姉も母も、嫁さんのことが心配で来てくれたみたいでした。
ほんと、僕も嫁さんを気遣う余裕は無かったので、すごく助かりました。



あの時間は何と表現すればいいかわからないですけど、生きた心地がしないというか、時間が止まったような、不安や、後悔や、懺悔の気持ちや、祈りをずっと頭で繰り返してました。


昼頃には終わると聞いていた手術。


昼を過ぎても何も連絡がありません。


不安が重くのしかかってきます。


廊下から見える詰所では看護婦さんが他愛もない話をして笑っている光景が見えます。


この差はなんなんだろう…。
当たりどころのない不安に負けそうになって、イライラしてました。


待てどくらせど看護婦さんから声がかかりません。

おかしいな…
なんかあったんかな…
でもそれならもっと慌ただしくなるんじゃ…

なにせ手術室から遠く離れて様子が伺えないので、想像を頭で巡らせるしかないんです。

そして、とうとうしびれを切らした嫁さんが詰所に聞きに行きました。


看護婦さんはハッとした顔をして、

『そうですよね、ご心配ですよね。すぐ様子を聞いてみますので』
と、優しく言ってくれました。

気が張っていた嫁さんもそこで少し堪えきれずに涙をこぼしました。


しばらく待っていると先程の看護婦さんが近づいてきて、

『今、頭の骨を戻して、皮膚を縫っているところだそうです。もう少しで終わります。手術は順調ですよ。』

それを聞いた瞬間
『良かった…良かったな…』

と、嫁さんの頭を撫でながら僕も泣いてしまいました。



それから数分して看護婦さんに呼ばれて、手術室へ向かいました。


廊下を走りたい気持ちをおさえて、早歩きで、いや、ほとんど走ってたかもしれません。


手術室に入ると頭を包帯でぐるぐる巻きにされた娘の姿が見えました。


すぐに布団の中から手を探しだして握って、頑張ったね、と声をかけました。


まだ麻酔の効いたままの娘はうっすら眼を開けてこっちをみてました。



その日からさらに娘は痛みと吐き気と戦います。


僕の気持ちが限界に来たので次回にまた書きます。


病院で出会った病気と戦ってる子供たち、そしてそのお母さんは、いつ見ても元気でした。
中には物凄い重い病気で入院されてる子供もいましたが、そのお母さんもすごく前向きで、明るくて、感心しました。
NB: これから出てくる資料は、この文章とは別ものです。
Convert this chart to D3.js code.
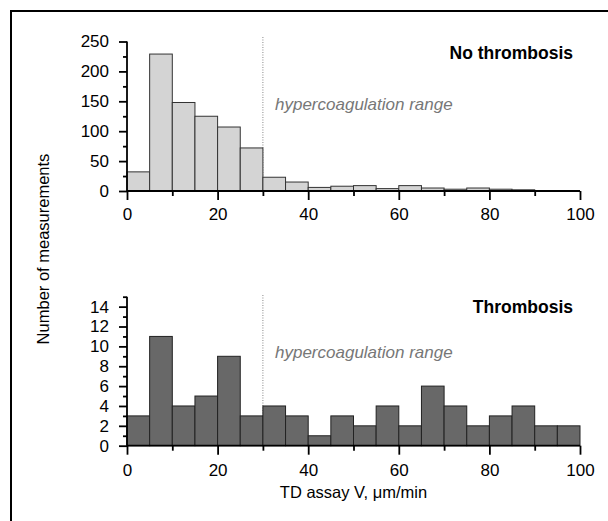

僕らが廊下で手術が終わるのを待っているときも、通りかかったそのお母さんは静かに『頑張って』と、嫁さんに声をかけてくれました。

人の心って温かいですよね。

その一言でどれだけ救われたか。



僕もそんなとき人の救いになるような一言が言えるようになりたい。


様々な学びが入院中はありました。



長々と、読んで下さってありがとうございました。